Nur eines noch: Während alle Akteure wie aufgescheuchte Hühner agieren, steht Margery, die sturm- und wettererprobte Ehefrau, wie ein Fels in der Brandung. Auch sie hegt ein „süßes Geheimnis“ – eine romantische Beziehung – die sie allerdings sehr elegant unter dem Deckel zu halten weiß. Fazit: Frauen können eben doch viel souveräner mit derlei Situationen umgehen als Männer! Selbstredend löst sich am Schluss der gordische Knoten von selbst auf. Die auf wundersame Weise geläuterten Paare versöhnen sich, und die Welt ist wieder in Ordnung. Wie es sich eben für eine Komödie gehört. Mit „Don’t missunderstand me“ läutet das English Theatre die Feiertagssaison ein. Das Stück bildet einen Kontrapunkt zu Neil LaButes Drama „This is how it goes,“ das wir an dieser Stelle bereits sehr ausführlich vorstellten, und ist wie geschaffen für einen schönen Theaterabend während der Weihnachtsfeiertage oder zum Jahreswechsel.
Autor Patrick Cargill (1918 -1996) war Stückeschreiber und Schauspieler in Personalunion. Er spielte Theater und trat nebenbei in zahlreichen Filmen auf. Wer erinnert sich nicht an seine Rolle in „A Countess from Hong Kong?“ Hier war er neben Weltstars wie Marlon Brando und Sophia Loren zu sehen. „Don’t misunderstand me“, das 1984 im Thorndike Theatre, Leatherhead, seine Uraufführung erlebte, erweist sich seither als Dauerbrenner in Großbritannien und den USA. Seit einiger Zeit feiert es auch auf dem „Kontinent“ Erfolge.

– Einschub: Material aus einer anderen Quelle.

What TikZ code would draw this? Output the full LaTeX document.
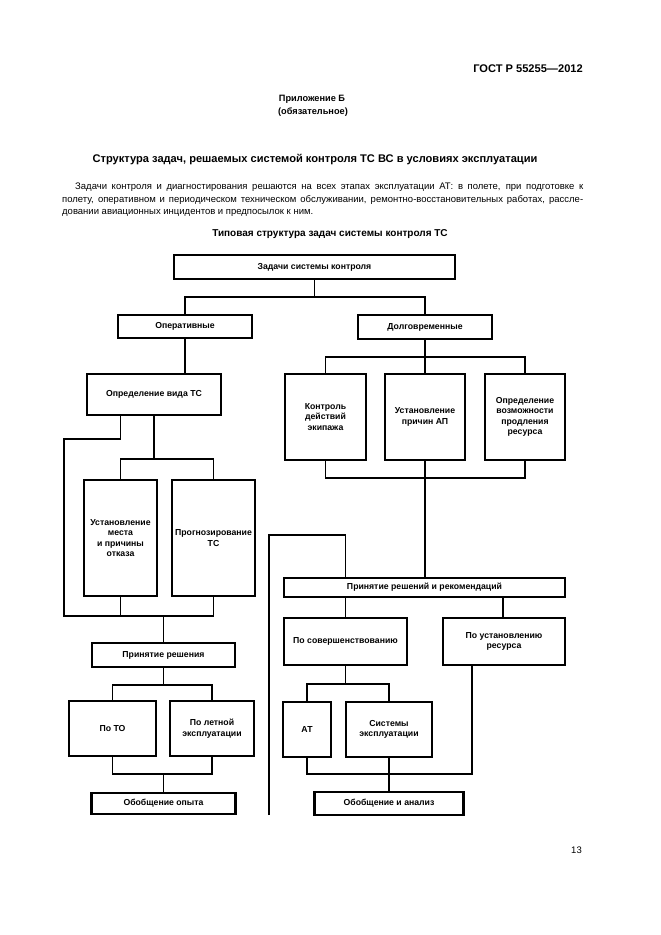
\documentclass[tikz,border=0pt]{standalone}
\usepackage{fontspec}
\setmainfont{Liberation Sans}
\begin{document}
\begin{tikzpicture}[x=1pt,y=-1pt,
	box/.style={draw, line width=2.4pt, align=center, inner sep=1pt,
		font=\fontsize{8.7}{10.5}\selectfont\bfseries},
	wh/.style 2 args={minimum width=#1pt, minimum height=#2pt},
	conn/.style={line width=1.8pt}]
	\useasboundingbox (0,0) rectangle (661,935);

	% Page text
	\node[anchor=base east, inner sep=0, font=\fontsize{11.1}{13}\selectfont\bfseries] (gost) at (583,72) {ГОСТ Р 55255—2012};
	\node[anchor=base, inner sep=0, font=\fontsize{9.2}{11}\selectfont\bfseries] (pril) at (312,101) {Приложение Б};
	\node[anchor=base, inner sep=0, font=\fontsize{9.2}{11}\selectfont\bfseries] (obyaz) at (313,114) {(обязательное)};
	\node[anchor=base, inner sep=0, font=\fontsize{11.1}{13}\selectfont\bfseries] (title) at (315,162) {Структура задач, решаемых системой контроля ТС ВС в условиях эксплуатации};
	\node[anchor=base west, inner sep=0, font=\fontsize{9.5}{12}\selectfont] (par1) at (75,189) {\hbox to 508pt{Задачи контроля и диагностирования решаются на всех этапах эксплуатации АТ: в полете, при подготовке к}};
	\node[anchor=base west, inner sep=0, font=\fontsize{9.5}{12}\selectfont] (par2) at (62,202) {\hbox to 521pt{полету, оперативном и периодическом техническом обслуживании, ремонтно-восстановительных работах, рассле-}};
	\node[anchor=base west, inner sep=0, font=\fontsize{9.5}{12}\selectfont] (par3) at (62,214) {довании авиационных инцидентов и предпосылок к ним.};
	\node[anchor=base, inner sep=0, font=\fontsize{10}{12}\selectfont\bfseries] (dtitle) at (330,236) {Типовая структура задач системы контроля ТС};
	\node[anchor=base east, inner sep=0, font=\fontsize{9.5}{11}\selectfont] (pageno) at (582,853) {13};

	% Top levels
	\node[box, wh={281}{24}] (top) at (314.5,267) {Задачи системы контроля};
	\node[box, wh={134}{23}] (oper) at (185,326.5) {Оперативные};
	\node[box, wh={134}{24}] (dolg) at (425,327) {Долговременные};

	% Long-term branch
	\node[box, wh={81}{86}] (kontr) at (325.5,417) {Контроль\\действий\\экипажа};
	\node[box, wh={80}{86}] (prich) at (425,417) {Установление\\причин АП};
	\node[box, wh={80}{86}] (resurs) at (525,417) {Определение\\возможности\\продления\\ресурса};
	\node[box, wh={281}{19}] (prinrec) at (424.5,587.5) {Принятие решений и рекомендаций};
	\node[box, wh={123}{47}] (sover) at (345.5,641.5) {По совершенствованию};
	\node[box, wh={122}{47}] (ustres) at (504,641.5) {По установлению\\ресурса};
	\node[box, wh={48}{55}] (at) at (307,729.5) {АТ};
	\node[box, wh={86}{55}] (sist) at (389,729.5) {Системы\\эксплуатации};
	\node[box, wh={149}{23}] (oban) at (389,803.5) {Обобщение и анализ};

	% Operative branch
	\node[box, wh={134}{41}] (vid) at (154,394.5) {Определение вида ТС};
	\node[box, wh={73}{116}] (mesto) at (120.5,538) {Установление\\места\\и причины\\отказа};
	\node[box, wh={83}{116}] (prog) at (213.5,538) {Прогнозирование\\ТС};
	\node[box, wh={143}{24}] (prin) at (163.5,655) {Принятие решения};
	\node[box, wh={87}{55}] (poto) at (112.5,728.5) {По ТО};
	\node[box, wh={84}{55}] (polet) at (212,728.5) {По летной\\эксплуатации};
	\node[box, wh={144}{21}] (obopyt) at (163.5,803.5) {Обобщение опыта};

	% Junctions
	\coordinate (j1) at (314.5,297);
	\coordinate (j2) at (425,357);
	\coordinate (j3) at (425,478);
	\coordinate (j4) at (345.5,684);
	\coordinate (j5) at (389,774);
	\coordinate (r1) at (472,774);
	\coordinate (fb1) at (269,815);
	\coordinate (fb2) at (345.5,535);
	\coordinate (j6) at (154,459);
	\coordinate (la) at (120.5,439);
	\coordinate (lb) at (64,616);
	\coordinate (j7) at (163.5,616);
	\coordinate (j8) at (163.5,685);
	\coordinate (j9) at (163.5,774);

	% Connectors
	\draw[conn] (top) -- (j1);
	\draw[conn] (oper.north) |- (j1) -| (dolg.north);
	\draw[conn] (oper.south) -- (oper.south |- vid.north);
	\draw[conn] (dolg.south) -- (prich.north);
	\draw[conn] (kontr.north) |- (j2) -| (resurs.north);
	\draw[conn] (kontr.south) |- (j3) -| (resurs.south);
	\draw[conn] (prich.south) -- (prich.south |- prinrec.north);
	\draw[conn] (fb1) |- (fb2) -- (fb2 |- prinrec.north);
	\draw[conn] (sover.north) -- (sover.north |- prinrec.south);
	\draw[conn] (ustres.north -| 503,0) -- (prinrec.south -| 503,0);
	\draw[conn] (sover.south) -- (j4);
	\draw[conn] (at.north) |- (j4) -| (sist.north);
	\draw[conn] (at.south) |- (r1) -- (r1 |- ustres.south);
	\draw[conn] (sist.south) -- (oban.north);

	\draw[conn] (vid.south) -- (j6);
	\draw[conn] (mesto.north) |- (j6) -| (prog.north);
	\draw[conn] (vid.south -| la) -- (la) -| (lb) -- (prog.south |- lb) -- (prog.south);
	\draw[conn] (mesto.south) -- (mesto.south |- lb);
	\draw[conn] (j7) -- (prin.north);
	\draw[conn] (prin.south) -- (j8);
	\draw[conn] (poto.north) |- (j8) -| (polet.north);
	\draw[conn] (poto.south) |- (j9) -| (polet.south);
	\draw[conn] (j9) -- (obopyt.north);
\end{tikzpicture}
\end{document}
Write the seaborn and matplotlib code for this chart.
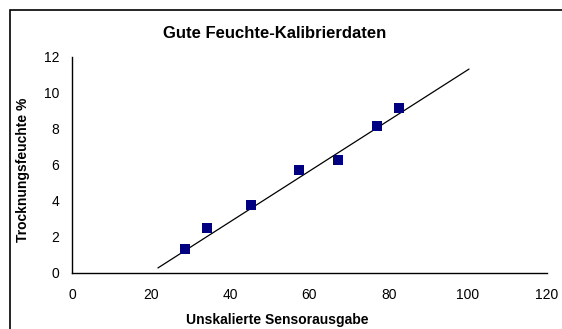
import matplotlib
matplotlib.use("Agg")
import matplotlib.pyplot as plt
import seaborn as sns
import pandas as pd
from matplotlib.patches import Rectangle

# Calibration measurements: raw sensor output vs. drying moisture (%)
sensor_output = [28.5, 34.1, 45.3, 57.3, 67.2, 77.1, 82.7]
moisture_pct = [1.33, 2.52, 3.76, 5.72, 6.28, 8.18, 9.15]

# Linear trendline end points
trend_x = [21.7, 100.3]
trend_y = [0.28, 11.33]

x_ticks = [0, 20, 40, 60, 80, 100, 120]
y_ticks = [0, 2, 4, 6, 8, 10, 12]

title = "Gute Feuchte-Kalibrierdaten"
x_label = "Unskalierte Sensorausgabe"
y_label = "Trocknungsfeuchte %"

sns.set_style("white")
plt.rcParams["font.family"] = ["Liberation Sans", "DejaVu Sans"]
plt.rcParams["text.color"] = "black"
plt.rcParams["axes.labelcolor"] = "black"

points = pd.DataFrame({"x": sensor_output, "y": moisture_pct})
trend = pd.DataFrame({"x": trend_x, "y": trend_y})

fig = plt.figure(figsize=(5.62, 3.29), dpi=100)
ax = fig.add_axes([72 / 562, 1 - 273 / 329, 475 / 562, 216 / 329])

sns.lineplot(data=trend, x="x", y="y", ax=ax, color="black", linewidth=0.9)
sns.scatterplot(data=points, x="x", y="y", ax=ax, marker="s", s=50,
                color="#000080", edgecolor="none", zorder=3)

ax.set_xlim(0, 120)
ax.set_ylim(0, 12)
ax.set_xticks(x_ticks)
ax.set_yticks(y_ticks)
ax.tick_params(axis="both", direction="out", length=4, width=0.8,
               labelsize=10, colors="black")
ax.tick_params(axis="x", pad=7)
ax.tick_params(axis="y", pad=5)

for side in ("top", "right"):
    ax.spines[side].set_visible(False)
for side in ("left", "bottom"):
    ax.spines[side].set_color("black")
    ax.spines[side].set_linewidth(1.0)

ax.set_xlabel(x_label, fontsize=10, fontweight="bold")
ax.set_ylabel(y_label, fontsize=10, fontweight="bold")
ax.xaxis.set_label_coords(0.4316, -0.2176)
ax.yaxis.set_label_coords(-0.103, 0.477)
ax.xaxis.label.set_va("center")
ax.yaxis.label.set_va("center")

fig.text(275 / 562, 1 - 34 / 329, title, ha="center", va="center",
         fontsize=12, fontweight="bold")

# Chart area frame
fig.patches.append(Rectangle((10 / 562, -0.05), 1.0, 1.05 - 10 / 329,
                             transform=fig.transFigure, fill=False,
                             edgecolor="black", linewidth=1.2))

fig.savefig("out.png", dpi=100)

Dem Ensemble des English Theatre gelang es, aus der spritzigen Komödie ein wahres Feuerwerk zu machen. Die Spielfreude der Akteure riss das Publikum mit. Der Begriff „Ensemble“ sei erlaubt, weil mehrere der Darsteller eigentlich schon zur Familie gehören. Sie kommen immer wieder nach Hamburg und haben sich inzwischen schon so etwas wie eine Fangemeinde erspielt. Das gilt nicht nur für den eleganten James Walmsley als Charles Fleminge, dem nicht nur die Figur des Gentleman auf den Leib geschrieben ist. Die stets souverän agierende Jan Hirst (Margery), die uns als gestrenge Nonne in „Doubt“ noch in bester Erinnerung ist, hat ebenfalls die Herzen der Besucher des „TET“ erobert. Und auch Stephen Chance, dieser wandlungsfähige Mime, der übergangslos vom dramatischen ins komische Fach zu wechseln versteht, ist uns seit Langem bekannt. Man denke nur an seine Rolle des unter Verdacht geratenen Priesters in „Doubt.“ Liz Garlands als Jane spielte ihre Rolle als ebenso wütende wie tränenreiche Ehefrau Jane sehr überzeugend. Und der hübschen Madeleine Hutchins, die den Part der schrill-naiven Jaynie übernommen hatte, gebührt das Prädikat „umwerfend süß“.
„DONT’ MISUNDERSTAND ME“ läuft bis einschließlich 12. Februar 2011
Am 24. Februar feiert George Bernard Shaws „MRS. WARREN’ PROFESSION“
(„Frau Warrens Gewerbe“) Premiere. Wir kommen zu gegebener Zeit auf dieses Stück zurück.